» **SET EXERCISE**
Reproduce the entire listing word for word.

==========

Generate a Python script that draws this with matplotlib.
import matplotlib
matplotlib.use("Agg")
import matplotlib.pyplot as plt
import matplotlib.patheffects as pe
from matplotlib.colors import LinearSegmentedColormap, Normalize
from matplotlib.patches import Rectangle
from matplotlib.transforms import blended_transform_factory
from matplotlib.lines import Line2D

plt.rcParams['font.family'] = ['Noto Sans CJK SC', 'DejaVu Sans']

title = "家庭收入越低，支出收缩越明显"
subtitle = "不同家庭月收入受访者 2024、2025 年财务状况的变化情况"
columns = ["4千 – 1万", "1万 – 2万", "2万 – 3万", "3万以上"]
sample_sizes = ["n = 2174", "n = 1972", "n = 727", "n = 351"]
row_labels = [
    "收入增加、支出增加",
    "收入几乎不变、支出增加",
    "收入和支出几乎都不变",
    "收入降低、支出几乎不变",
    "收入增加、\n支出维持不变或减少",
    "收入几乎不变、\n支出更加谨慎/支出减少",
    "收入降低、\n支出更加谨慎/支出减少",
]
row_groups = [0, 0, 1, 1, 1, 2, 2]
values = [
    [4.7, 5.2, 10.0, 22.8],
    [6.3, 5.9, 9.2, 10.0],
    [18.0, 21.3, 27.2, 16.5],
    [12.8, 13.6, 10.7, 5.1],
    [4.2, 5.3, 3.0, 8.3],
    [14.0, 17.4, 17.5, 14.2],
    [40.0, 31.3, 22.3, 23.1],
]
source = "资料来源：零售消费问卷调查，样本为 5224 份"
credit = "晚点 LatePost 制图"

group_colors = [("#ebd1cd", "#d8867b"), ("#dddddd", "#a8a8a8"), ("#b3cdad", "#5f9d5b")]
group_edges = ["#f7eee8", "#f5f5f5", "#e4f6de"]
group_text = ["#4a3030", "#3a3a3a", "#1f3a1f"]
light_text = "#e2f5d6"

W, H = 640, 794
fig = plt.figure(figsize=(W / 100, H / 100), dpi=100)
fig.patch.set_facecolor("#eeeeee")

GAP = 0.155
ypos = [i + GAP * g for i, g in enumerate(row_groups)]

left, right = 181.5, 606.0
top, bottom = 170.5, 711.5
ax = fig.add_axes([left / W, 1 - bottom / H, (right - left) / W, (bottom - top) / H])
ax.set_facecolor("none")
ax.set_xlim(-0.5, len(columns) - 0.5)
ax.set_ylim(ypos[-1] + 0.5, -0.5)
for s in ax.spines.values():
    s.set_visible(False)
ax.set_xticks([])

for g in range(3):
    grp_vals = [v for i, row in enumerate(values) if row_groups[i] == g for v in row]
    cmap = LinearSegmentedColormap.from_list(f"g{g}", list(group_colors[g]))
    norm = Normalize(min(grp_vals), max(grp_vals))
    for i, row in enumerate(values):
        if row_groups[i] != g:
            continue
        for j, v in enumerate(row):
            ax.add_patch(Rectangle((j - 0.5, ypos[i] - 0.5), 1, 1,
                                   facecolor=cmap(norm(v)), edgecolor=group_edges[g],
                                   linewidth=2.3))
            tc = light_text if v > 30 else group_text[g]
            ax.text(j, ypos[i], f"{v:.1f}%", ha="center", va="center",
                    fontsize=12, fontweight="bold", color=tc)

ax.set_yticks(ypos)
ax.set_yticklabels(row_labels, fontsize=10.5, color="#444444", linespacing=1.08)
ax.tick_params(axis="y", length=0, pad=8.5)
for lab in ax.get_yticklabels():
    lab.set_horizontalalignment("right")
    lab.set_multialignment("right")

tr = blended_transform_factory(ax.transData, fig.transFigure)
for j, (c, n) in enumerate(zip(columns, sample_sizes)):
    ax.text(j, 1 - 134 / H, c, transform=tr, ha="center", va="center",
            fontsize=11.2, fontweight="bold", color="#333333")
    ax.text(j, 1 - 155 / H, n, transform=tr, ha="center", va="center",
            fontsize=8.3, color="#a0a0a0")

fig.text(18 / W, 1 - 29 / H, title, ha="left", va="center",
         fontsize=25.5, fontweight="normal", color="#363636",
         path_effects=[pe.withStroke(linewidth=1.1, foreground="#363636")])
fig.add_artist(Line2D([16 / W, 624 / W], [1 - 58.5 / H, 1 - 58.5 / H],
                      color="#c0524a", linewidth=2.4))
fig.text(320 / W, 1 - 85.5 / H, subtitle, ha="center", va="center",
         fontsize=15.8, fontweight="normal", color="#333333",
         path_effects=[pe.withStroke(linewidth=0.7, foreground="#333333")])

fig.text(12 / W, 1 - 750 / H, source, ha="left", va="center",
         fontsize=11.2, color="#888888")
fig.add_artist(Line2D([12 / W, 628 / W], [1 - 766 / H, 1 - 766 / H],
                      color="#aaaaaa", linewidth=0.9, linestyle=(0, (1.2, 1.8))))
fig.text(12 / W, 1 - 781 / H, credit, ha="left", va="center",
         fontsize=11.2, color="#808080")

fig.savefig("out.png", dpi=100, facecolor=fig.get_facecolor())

==========

» **THE OUTPUT**
Generate a Python script that draws this with matplotlib.
import matplotlib
matplotlib.use("Agg")
import matplotlib.pyplot as plt
import matplotlib.patheffects as pe
from matplotlib.colors import LinearSegmentedColormap, Normalize
from matplotlib.patches import Rectangle
from matplotlib.transforms import blended_transform_factory
from matplotlib.lines import Line2D

plt.rcParams['font.family'] = ['Noto Sans CJK SC', 'DejaVu Sans']

title = "家庭收入越低，支出收缩越明显"
subtitle = "不同家庭月收入受访者 2024、2025 年财务状况的变化情况"
columns = ["4千 – 1万", "1万 – 2万", "2万 – 3万", "3万以上"]
sample_sizes = ["n = 2174", "n = 1972", "n = 727", "n = 351"]
row_labels = [
    "收入增加、支出增加",
    "收入几乎不变、支出增加",
    "收入和支出几乎都不变",
    "收入降低、支出几乎不变",
    "收入增加、\n支出维持不变或减少",
    "收入几乎不变、\n支出更加谨慎/支出减少",
    "收入降低、\n支出更加谨慎/支出减少",
]
row_groups = [0, 0, 1, 1, 1, 2, 2]
values = [
    [4.7, 5.2, 10.0, 22.8],
    [6.3, 5.9, 9.2, 10.0],
    [18.0, 21.3, 27.2, 16.5],
    [12.8, 13.6, 10.7, 5.1],
    [4.2, 5.3, 3.0, 8.3],
    [14.0, 17.4, 17.5, 14.2],
    [40.0, 31.3, 22.3, 23.1],
]
source = "资料来源：零售消费问卷调查，样本为 5224 份"
credit = "晚点 LatePost 制图"

group_colors = [("#ebd1cd", "#d8867b"), ("#dddddd", "#a8a8a8"), ("#b3cdad", "#5f9d5b")]
group_edges = ["#f7eee8", "#f5f5f5", "#e4f6de"]
group_text = ["#4a3030", "#3a3a3a", "#1f3a1f"]
light_text = "#e2f5d6"

W, H = 640, 794
fig = plt.figure(figsize=(W / 100, H / 100), dpi=100)
fig.patch.set_facecolor("#eeeeee")

GAP = 0.155
ypos = [i + GAP * g for i, g in enumerate(row_groups)]

left, right = 181.5, 606.0
top, bottom = 170.5, 711.5
ax = fig.add_axes([left / W, 1 - bottom / H, (right - left) / W, (bottom - top) / H])
ax.set_facecolor("none")
ax.set_xlim(-0.5, len(columns) - 0.5)
ax.set_ylim(ypos[-1] + 0.5, -0.5)
for s in ax.spines.values():
    s.set_visible(False)
ax.set_xticks([])

for g in range(3):
    grp_vals = [v for i, row in enumerate(values) if row_groups[i] == g for v in row]
    cmap = LinearSegmentedColormap.from_list(f"g{g}", list(group_colors[g]))
    norm = Normalize(min(grp_vals), max(grp_vals))
    for i, row in enumerate(values):
        if row_groups[i] != g:
            continue
        for j, v in enumerate(row):
            ax.add_patch(Rectangle((j - 0.5, ypos[i] - 0.5), 1, 1,
                                   facecolor=cmap(norm(v)), edgecolor=group_edges[g],
                                   linewidth=2.3))
            tc = light_text if v > 30 else group_text[g]
            ax.text(j, ypos[i], f"{v:.1f}%", ha="center", va="center",
                    fontsize=12, fontweight="bold", color=tc)

ax.set_yticks(ypos)
ax.set_yticklabels(row_labels, fontsize=10.5, color="#444444", linespacing=1.08)
ax.tick_params(axis="y", length=0, pad=8.5)
for lab in ax.get_yticklabels():
    lab.set_horizontalalignment("right")
    lab.set_multialignment("right")

tr = blended_transform_factory(ax.transData, fig.transFigure)
for j, (c, n) in enumerate(zip(columns, sample_sizes)):
    ax.text(j, 1 - 134 / H, c, transform=tr, ha="center", va="center",
            fontsize=11.2, fontweight="bold", color="#333333")
    ax.text(j, 1 - 155 / H, n, transform=tr, ha="center", va="center",
            fontsize=8.3, color="#a0a0a0")

fig.text(18 / W, 1 - 29 / H, title, ha="left", va="center",
         fontsize=25.5, fontweight="normal", color="#363636",
         path_effects=[pe.withStroke(linewidth=1.1, foreground="#363636")])
fig.add_artist(Line2D([16 / W, 624 / W], [1 - 58.5 / H, 1 - 58.5 / H],
                      color="#c0524a", linewidth=2.4))
fig.text(320 / W, 1 - 85.5 / H, subtitle, ha="center", va="center",
         fontsize=15.8, fontweight="normal", color="#333333",
         path_effects=[pe.withStroke(linewidth=0.7, foreground="#333333")])

fig.text(12 / W, 1 - 750 / H, source, ha="left", va="center",
         fontsize=11.2, color="#888888")
fig.add_artist(Line2D([12 / W, 628 / W], [1 - 766 / H, 1 - 766 / H],
                      color="#aaaaaa", linewidth=0.9, linestyle=(0, (1.2, 1.8))))
fig.text(12 / W, 1 - 781 / H, credit, ha="left", va="center",
         fontsize=11.2, color="#808080")

fig.savefig("out.png", dpi=100, facecolor=fig.get_facecolor())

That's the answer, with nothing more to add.